Specifically, if the PCs take over a city-state, I could make sure to introduce the many people required to keep it running, and heavily hint that making henchmen of them - or replacing them with henchmen - would be the way to ensure every part of the city stays under control. With the addition remote, isolated satellite domains as part of the city-state realm, there’d be a need for more governors and ministers than one PC is going to have henchmen.

this looks like the second incidence of a thieves guild run as-written producing absurd profits, especially on the backs of level 4 spies. Sounds like some house rules may be in order to curb this?

I’d love to see what the community comes up with! (I’d volunteer, but I’m not familiar enough yet with the system, having only run a single season’s worth of ACKS)

Yeah, I worked on a number of things aimed at hijink issues during and after the collapse.

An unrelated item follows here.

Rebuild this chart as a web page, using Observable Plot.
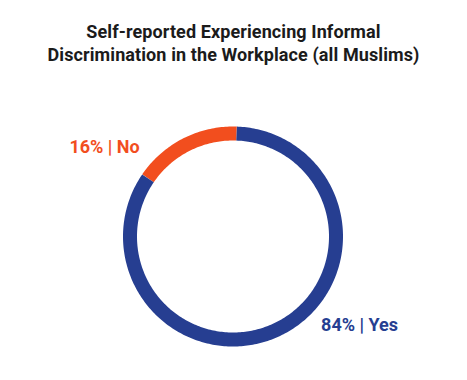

Things I remember proposing / looking at:

  • Hijink income causes penalties to urban domain morale. This would turn kleptocracies from money machines into thief training grounds (or makes them less efficient money machines, depending on the rate at which hijink income counts against morale relative to taxes), provide incentives for domain rulers to crack down on crime, and give you an easy mechanical method to hinder enemy domains via operatives without going into too much detail.
  • Stricter enforcement of guild member morale. If you’re caught, even if you get off easy, calamity. If you level, check loyalty. If you level and you’re of 5th level or above and not a henchman, check loyalty at a penalty. Thieves who fail loyalty / morale might rat to the authorities, defect to a rival guild, go freelance, or begin plotting / forming a faction within the guild opposed to the guildleader.
  • Cap hijink income as a function of market class and hijink type. For some reason, I don’t think there’s 44kgp in reliable monthly spying blackmail hush money to be had in a class IV market of 5000 souls (yes, this happened). Possibly combine cap with domain morale penalties, such that minor domain morale penalties occur if you’re below the cap, but the penalties ramp up rapidly above the cap.
  • Magic Research-style limits on thief capabilities by level. Levels 0-4 can perform hijinks as part of an established guild, but don’t have the contacts to profit off of personal ventures. Levels 5-8 can perform personal hijinks and profit from them, since they know the trade and have a network of fences who trust them personally. Levels 9+ can profit from the hijinks of others, since their logistical networks have sufficient capacity to move large volumes of goods, and they are considered trustworthy / established enough for fences to trust their employed ruffians by proxy.
  • Full-system overhaul. If I were to do this, I’d like to follow Domains at War’s direction and change hijinks from being primarily a cash generator to being a point-problem solution / general support capability (sort of like how thief skills operate at low levels, but on domains scales and with proxy ruffians). Of the ACKS core hijinks, I feel like treasure hunting is the model - it provides a benefit conducive to making money, without having cash just fall out of the sky. Maybe it would make sense to have two ‘tiers’ of each hijink, one useful at low- or mid-levels when conducted personally, and another intended for use by hired goons at domain levels with a higher degree of abstraction. I dunno.

Between this thread, and the thread over in “Starting Cities”, it feels like the weakest area in ACKS is in the economics of cities.

I just want to say that, while I’m sorry this sequence of events seems to have led to a disappointing end to a campaign, it is entirely entertaining to read. Great write-up!